Samira Surfs by Rukhsana Guidroz
📚 BOOK REVIEW 📚
Title: Samira Surfs
Author: Rukhsana Guidroz
Illustrator: Fahmida Azem
Publisher: Kokila @penguinkids
Islamic Content: Muslim characters and setting, Islam is mentioned but not the focal point, Ramadan
Concerns: Now that I'm older, I'm not supposed to swim,
according to my faith.", death is discussed
Samira and her family are illegal Rohingya refugees in Bangladesh that are struggling to make a living. They live outside the gated refugee camp and are trying their hardest to remain under the radar. When she befriends local girls who are surfers, she discovers a brand new love for the sport. Her brother secretly teaches her English and how to surf. When a local surfing competition is announced, Samira can't think about anything else other than being a part of it.
It is wonderful to see that Rohingya stories are finally starting to come to light in children's lit. Personally, this book served as an introduction of the main cause that has displaced many Rohingya Muslim from their homes in Burma. The writing style didn't particularly 'WOW' me nor did it emotionally bind me to the characters or the story.

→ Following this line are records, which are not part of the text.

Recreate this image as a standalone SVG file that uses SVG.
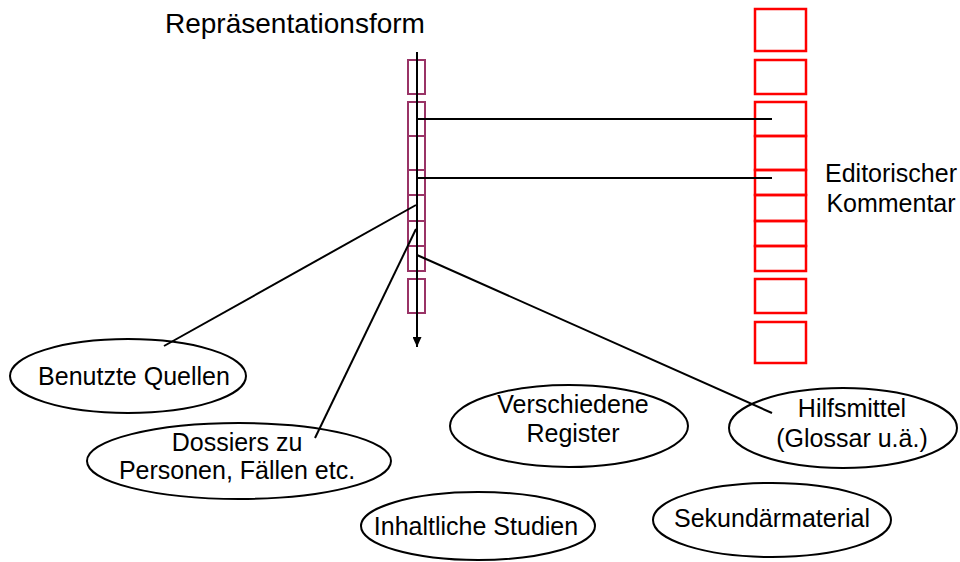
<svg xmlns="http://www.w3.org/2000/svg" width="960" height="562" viewBox="0 0 960 562">
<style>
  text { font-family: "Liberation Sans", Arial, sans-serif; font-size: 25px; fill: #000; }
  .lbl { text-anchor: middle; }
  .ell { fill: none; stroke: #000; stroke-width: 2; }
  .pbox { fill: none; stroke: #993366; stroke-width: 2; }
  .rbox { fill: none; stroke: #ff0000; stroke-width: 2.5; }
  .ln { stroke: #000; stroke-width: 2; fill: none; }
</style>
<defs>
  <marker id="arr" viewBox="0 0 10 9" refX="10" refY="4.5" markerWidth="10" markerHeight="9" markerUnits="userSpaceOnUse" orient="auto">
    <path d="M0,0 L10,4.5 L0,9 z" fill="#000"/>
  </marker>
</defs>
<rect width="960" height="562" fill="#fff"/>

<g id="title">
  <text x="165" y="33" style="font-size:28px">Repräsentationsform</text>
</g>

<g id="repr-column">
  <rect class="pbox" x="408" y="60" width="17" height="34"/>
  <rect class="pbox" x="408" y="102" width="17" height="34"/>
  <rect class="pbox" x="408" y="136" width="17" height="34"/>
  <rect class="pbox" x="408" y="170" width="17" height="25"/>
  <rect class="pbox" x="408" y="195" width="17" height="26"/>
  <rect class="pbox" x="408" y="221" width="17" height="25"/>
  <rect class="pbox" x="408" y="246" width="17" height="25"/>
  <rect class="pbox" x="408" y="279" width="17" height="34"/>
</g>

<g id="kommentar-column">
  <rect class="rbox" x="755" y="9" width="51" height="42"/>
  <rect class="rbox" x="755" y="60" width="51" height="34"/>
  <rect class="rbox" x="755" y="102" width="51" height="34"/>
  <rect class="rbox" x="755" y="136" width="51" height="34"/>
  <rect class="rbox" x="755" y="170" width="51" height="25"/>
  <rect class="rbox" x="755" y="195" width="51" height="26"/>
  <rect class="rbox" x="755" y="221" width="51" height="25"/>
  <rect class="rbox" x="755" y="246" width="51" height="25"/>
  <rect class="rbox" x="755" y="279" width="51" height="34"/>
  <rect class="rbox" x="755" y="322" width="51" height="41"/>
</g>

<g id="kommentar-label">
  <text class="lbl" x="891" y="182">Editorischer</text>
  <text class="lbl" x="891" y="212">Kommentar</text>
</g>

<g id="benutzte-quellen">
  <ellipse class="ell" cx="128" cy="376" rx="118" ry="37"/>
  <text class="lbl" x="134" y="385">Benutzte Quellen</text>
</g>

<g id="dossiers">
  <ellipse class="ell" cx="239" cy="461" rx="152" ry="38"/>
  <text class="lbl" x="237" y="451">Dossiers zu</text>
  <text class="lbl" x="237" y="479">Personen, Fällen etc.</text>
</g>

<g id="verschiedene-register">
  <ellipse class="ell" cx="569" cy="426" rx="119" ry="41"/>
  <text class="lbl" x="573" y="413">Verschiedene</text>
  <text class="lbl" x="573" y="442">Register</text>
</g>

<g id="hilfsmittel">
  <ellipse class="ell" cx="843" cy="428" rx="114" ry="40"/>
  <text class="lbl" x="852" y="417">Hilfsmittel</text>
  <text class="lbl" x="852" y="447">(Glossar u.ä.)</text>
</g>

<g id="inhaltliche-studien">
  <ellipse class="ell" cx="478" cy="526" rx="117" ry="34"/>
  <text class="lbl" x="476" y="535">Inhaltliche Studien</text>
</g>

<g id="sekundaermaterial">
  <ellipse class="ell" cx="772" cy="520" rx="119" ry="37"/>
  <text class="lbl" x="772" y="527">Sekundärmaterial</text>
</g>

<g id="connectors">
  <line class="ln" x1="417" y1="52" x2="417" y2="347" marker-end="url(#arr)"/>
  <line class="ln" x1="417" y1="119" x2="772" y2="119"/>
  <line class="ln" x1="417" y1="178" x2="772" y2="178"/>
  <line class="ln" x1="416" y1="205" x2="164" y2="346"/>
  <line class="ln" x1="416" y1="229" x2="315" y2="438"/>
  <line class="ln" x1="417" y1="255" x2="772" y2="413"/>
</g>
</svg>
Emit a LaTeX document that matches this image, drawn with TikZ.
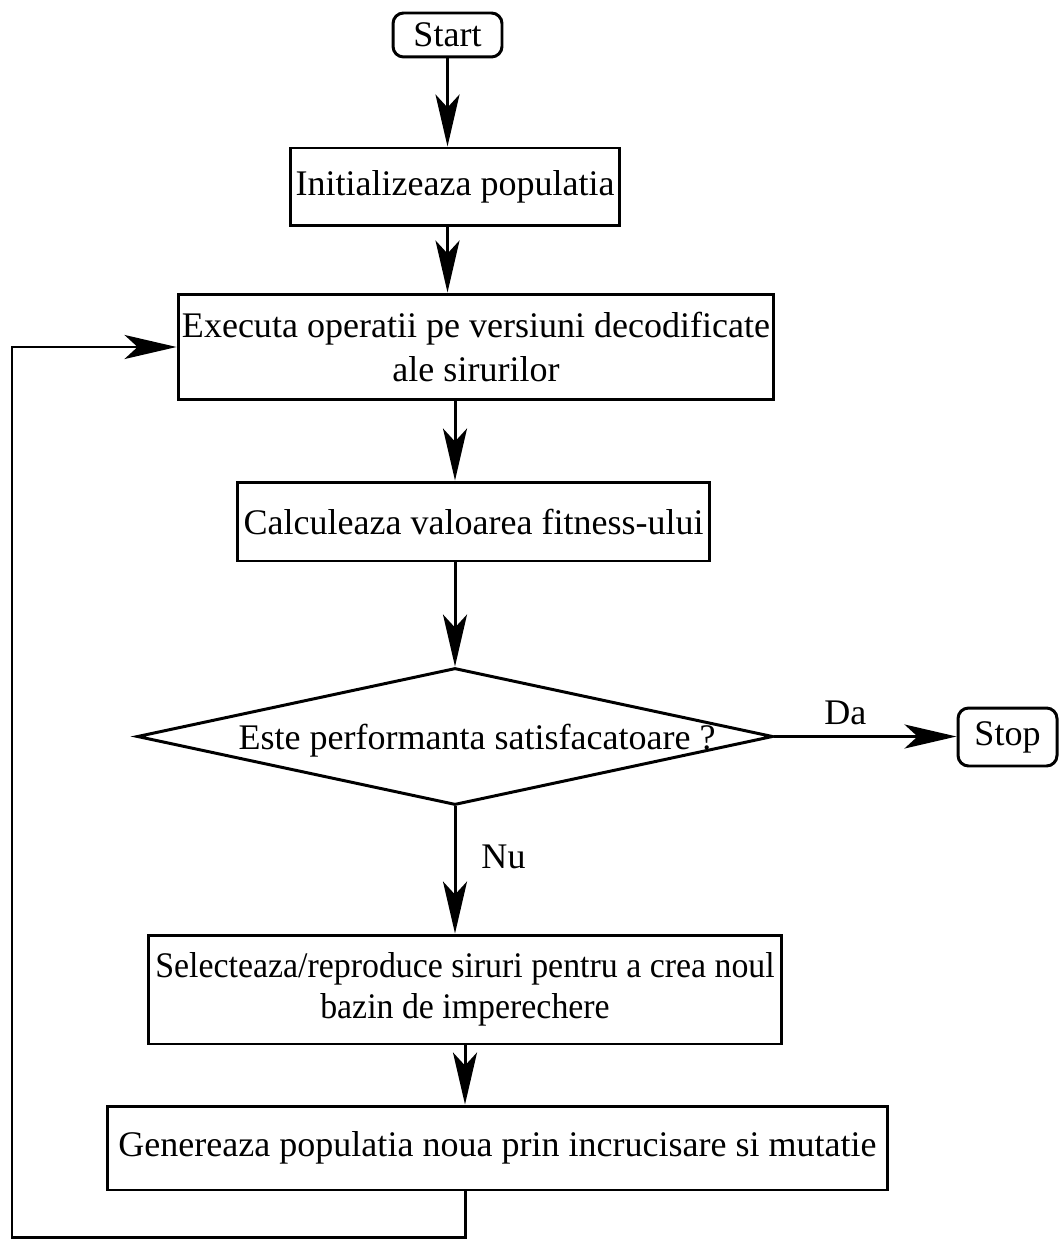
\documentclass[tikz,border=0pt]{standalone}
\usepackage{fontspec}
\setmainfont{Liberation Serif}
\newfontfamily\narrowserif{Liberation Serif}[FakeStretch=0.94]
\usetikzlibrary{arrows.meta, shapes.geometric}

\begin{document}
\begin{tikzpicture}[x=0.02cm, y=-0.02cm,
  box/.style={draw, line width=1.7pt, inner sep=0pt, align=center,
              font=\fontsize{20.5}{25}\selectfont},
  term/.style={box, rounded corners=6pt},
  flow/.style={line width=1.7pt, -{Stealth[length=1.04cm, width=0.48cm, inset=0.26cm]}},
  lbl/.style={inner sep=0pt, font=\fontsize{20.5}{25}\selectfont}]
  \useasboundingbox (0,0) rectangle (1059,1239);

  % Start -- initial population
  \node[term, minimum width=2.18cm, minimum height=0.88cm] (start) at (447.5,35) {Start};
  \node[box, minimum width=6.6cm, minimum height=1.56cm] (init) at (455,187)
       {Initializeaza populatia};

  % Decode and evaluate
  \node[box, minimum width=11.92cm, minimum height=2.12cm] (exec) at (476,347)
       {Executa operatii pe versiuni decodificate\\ale sirurilor};
  \node[box, minimum width=9.46cm, minimum height=1.58cm] (calc) at (473.5,521.5)
       {Calculeaza valoarea fitness-ului};

  % Decision
  \node[box, shape=diamond, minimum width=12.72cm, minimum height=2.74cm,
        label={[lbl, xshift=0.44cm, yshift=-0.08cm]center:Este performanta satisfacatoare ?}]
       (dec) at (455,736.5) {};
  \node[term, minimum width=1.98cm, minimum height=1.16cm] (stop) at (1007.5,737) {Stop};

  % New generation
  \node[box, minimum width=12.68cm, minimum height=2.18cm,
        font=\narrowserif\fontsize{20.5}{23}\selectfont] (sel) at (465,989.5)
       {Selecteaza/reproduce siruri pentru a crea noul\\bazin de imperechere};
  \node[box, minimum width=15.62cm, minimum height=1.68cm] (gen) at (497.5,1148)
       {Genereaza populatia noua prin incrucisare si mutatie};

  \coordinate (loopcorner) at (12,1237);

  % Connectors
  \draw[flow] (start.south) -- (start.south |- init.north);
  \draw[flow] (init.south -| start.south) -- (start.south |- exec.north);
  \draw[flow] (exec.south -| dec.north) -- (dec.north |- calc.north);
  \draw[flow] (calc.south -| dec.north) -- (dec.north);
  \draw[flow] (dec.east) -- (dec.east -| stop.west)
       node[lbl, pos=0.39, above=0.2cm] (da) {Da};
  \draw[flow] (dec.south) -- (dec.south |- sel.north)
       node[lbl, pos=0.4, right=0.5cm] (nu) {Nu};
  \draw[flow] (sel.south) -- (sel.south |- gen.north);
  \draw[flow] (gen.south -| sel.south) |- (loopcorner) |- (exec.west);
\end{tikzpicture}
\end{document}
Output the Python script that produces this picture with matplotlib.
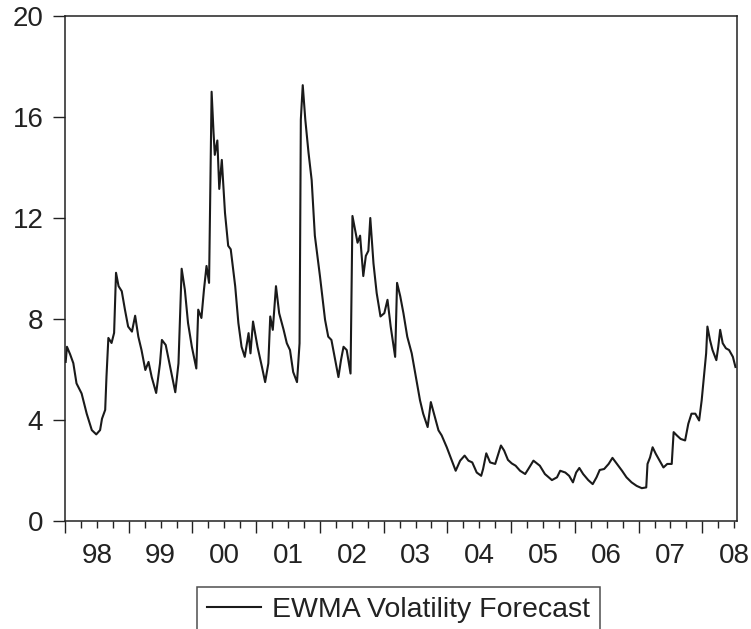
import numpy as np
import matplotlib
matplotlib.use('Agg')
import matplotlib.pyplot as plt

plt.rcParams['font.family'] = ['Liberation Sans', 'DejaVu Sans']

# EWMA volatility forecast, decimal year vs. volatility (%)
dates = [
    1998.01, 1998.03, 1998.08, 1998.13, 1998.18, 1998.26, 1998.34, 1998.42, 1998.49, 1998.55,
    1998.58, 1998.63, 1998.65, 1998.68, 1998.73, 1998.77, 1998.80, 1998.84, 1998.89, 1998.94,
    1998.99, 1999.05, 1999.10, 1999.15, 1999.20, 1999.26, 1999.31, 1999.36, 1999.43, 1999.49,
    1999.52, 1999.58, 1999.65, 1999.73, 1999.78, 1999.83, 1999.88, 1999.93, 1999.99, 2000.06,
    2000.09, 2000.14, 2000.18, 2000.22, 2000.26, 2000.30, 2000.33, 2000.35, 2000.39, 2000.42,
    2000.46, 2000.51, 2000.56, 2000.60, 2000.67, 2000.72, 2000.77, 2000.82, 2000.88, 2000.91,
    2000.95, 2001.02, 2001.09, 2001.14, 2001.19, 2001.22, 2001.26, 2001.31, 2001.36, 2001.43,
    2001.48, 2001.53, 2001.58, 2001.64, 2001.68, 2001.70, 2001.73, 2001.77, 2001.82, 2001.87,
    2001.92, 2002.00, 2002.08, 2002.13, 2002.18, 2002.24, 2002.29, 2002.33, 2002.37, 2002.42,
    2002.48, 2002.51, 2002.55, 2002.59, 2002.63, 2002.68, 2002.72, 2002.76, 2002.79, 2002.84,
    2002.89, 2002.95, 2003.01, 2003.06, 2003.11, 2003.18, 2003.21, 2003.26, 2003.31, 2003.37,
    2003.44, 2003.52, 2003.57, 2003.62, 2003.69, 2003.74, 2003.79, 2003.86, 2003.91, 2003.99,
    2004.07, 2004.13, 2004.20, 2004.27, 2004.33, 2004.39, 2004.46, 2004.53, 2004.56, 2004.61,
    2004.67, 2004.75, 2004.84, 2004.89, 2004.95, 2005.01, 2005.07, 2005.14, 2005.22, 2005.27,
    2005.35, 2005.45, 2005.53, 2005.64, 2005.72, 2005.77, 2005.85, 2005.91, 2005.97, 2006.02,
    2006.07, 2006.13, 2006.21, 2006.28, 2006.34, 2006.39, 2006.46, 2006.53, 2006.59, 2006.66,
    2006.74, 2006.81, 2006.89, 2006.97, 2007.05, 2007.12, 2007.14, 2007.18, 2007.22, 2007.27,
    2007.33, 2007.39, 2007.45, 2007.52, 2007.55, 2007.60, 2007.66, 2007.73, 2007.78, 2007.83,
    2007.89, 2007.95, 2007.99, 2008.03, 2008.06, 2008.08, 2008.12, 2008.16, 2008.22, 2008.25,
    2008.28, 2008.32, 2008.37, 2008.42, 2008.48, 2008.52,
]
ewma_vol = [
    6.30, 6.90, 6.60, 6.25, 5.45, 5.05, 4.25, 3.60, 3.43, 3.60,
    4.05, 4.40, 5.70, 7.25, 7.05, 7.45, 9.83, 9.30, 9.10, 8.37,
    7.70, 7.50, 8.13, 7.30, 6.77, 5.98, 6.30, 5.70, 5.07, 6.24,
    7.17, 6.97, 6.10, 5.10, 6.24, 9.99, 9.16, 7.84, 6.90, 6.04,
    8.37, 8.04, 9.16, 10.10, 9.43, 17.00, 15.40, 14.50, 15.07, 13.15,
    14.30, 12.20, 10.90, 10.76, 9.30, 7.84, 6.90, 6.50, 7.44, 6.64,
    7.90, 6.90, 6.10, 5.50, 6.24, 8.10, 7.57, 9.30, 8.23, 7.57,
    7.04, 6.77, 5.90, 5.50, 7.04, 15.90, 17.26, 15.90, 14.60, 13.50,
    11.30, 9.70, 7.97, 7.30, 7.17, 6.37, 5.70, 6.37, 6.90, 6.77,
    5.84, 12.08, 11.55, 11.02, 11.30, 9.70, 10.50, 10.70, 12.00, 10.20,
    9.03, 8.10, 8.23, 8.76, 7.70, 6.50, 9.43, 8.90, 8.23, 7.30,
    6.64, 5.50, 4.78, 4.25, 3.72, 4.71, 4.25, 3.59, 3.39, 2.92,
    2.39, 1.99, 2.39, 2.59, 2.39, 2.32, 1.92, 1.79, 2.06, 2.68,
    2.32, 2.26, 2.99, 2.79, 2.42, 2.28, 2.19, 1.99, 1.86, 2.06,
    2.39, 2.19, 1.86, 1.62, 1.73, 1.99, 1.92, 1.79, 1.53, 1.92,
    2.10, 1.86, 1.62, 1.46, 1.73, 2.02, 2.06, 2.26, 2.50, 2.26,
    1.99, 1.73, 1.53, 1.39, 1.30, 1.33, 2.26, 2.52, 2.92, 2.66,
    2.39, 2.12, 2.26, 2.26, 3.52, 3.39, 3.25, 3.19, 3.85, 4.25,
    4.25, 3.98, 4.78, 5.84, 6.64, 7.70, 7.17, 6.77, 6.37, 6.90,
    7.57, 7.04, 6.84, 6.77, 6.50, 6.10,
]

years = np.arange(1998, 2009)
year_labels = ['98', '99', '00', '01', '02', '03', '04', '05', '06', '07', '08']
y_ticks = [0, 4, 8, 12, 16, 20]

ink = '#222222'

fig = plt.figure(figsize=(7.51, 6.29), dpi=100)
ax = fig.add_axes([0.0866, 0.1717, 0.8944, 0.8029])

ax.plot(dates, ewma_vol, color='#1a1a1a', linewidth=1.5, label='EWMA Volatility Forecast')

ax.set_xlim(1998.0, 2008.54)
ax.set_ylim(0, 20)

for side in ['left', 'right', 'top', 'bottom']:
    ax.spines[side].set_linewidth(1.1)
    ax.spines[side].set_color(ink)

ax.set_yticks(y_ticks)
ax.tick_params(axis='y', direction='out', length=8.6, width=1.0, colors=ink,
               labelsize=20, pad=7)

# year boundaries long, quarters short; labels sit mid-year
ax.set_xticks(years)
ax.set_xticklabels([])
ax.set_xticks(np.arange(1998, 2008.6, 0.25), minor=True)
ax.tick_params(axis='x', which='major', direction='out', length=8.6, width=1.0, colors=ink)
ax.tick_params(axis='x', which='minor', direction='out', length=5.0, width=1.0, colors=ink)

for yr, lab in zip(years, year_labels):
    ax.annotate(lab, xy=(yr + 0.5, 0), xycoords=('data', 'axes fraction'),
                xytext=(0, -22), textcoords='offset pixels',
                ha='center', va='top', fontsize=20, color=ink, annotation_clip=False)

leg = fig.legend(loc='upper center', bbox_to_anchor=(0.5306, 0.0668),
                 fontsize=20.5, frameon=True, fancybox=False, shadow=False,
                 borderpad=0.35, handlelength=1.9, handletextpad=0.36,
                 borderaxespad=0)
leg.get_frame().set_edgecolor(ink)
leg.get_frame().set_linewidth(1.1)
for t in leg.get_texts():
    t.set_color(ink)

fig.savefig('out.png', dpi=100)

When stories with Muslim characters are written mainstream, for good reason, I am always cautious about the way that Islam is presented. Merely making a broad statement like Islam does not allow girls to swim, without nuanced context, it really is frustrating. Because here I am, a book reviewer, itching to give context to 1 - how false that statement is because it is smearing Islam with something that it doesn't claim 2 - do I really need to get into details of what the conditions of hijab are and what that means for public spaces? 3 - What about cultural influences and societal norms in different regions of the world even if they are majority Muslim. The hijab itself isn't discussed, but Samira is illustrated with is on and off in public spaces.
While Samira's father is excused from fasting due to his poor health, he decides that no one will be fasting either during the month of Ramadan. As a Muslim parent, I find that to be in poor taste since Ramadan is a pillar of Islam. Also, I didn't really like how the book ended, it just felt very unnatural and unrealistic but that's all I will say because I don't want to spoil it for others who want to read it.
This is nothing new but Muslim stories really need to be told authentically. I don't mind that I read about Muslim characters that err, my frustration surfaces when Islam is misrepresented and, in passing, it is given misplaced blame for people's individual actions, decisions or lifestyles.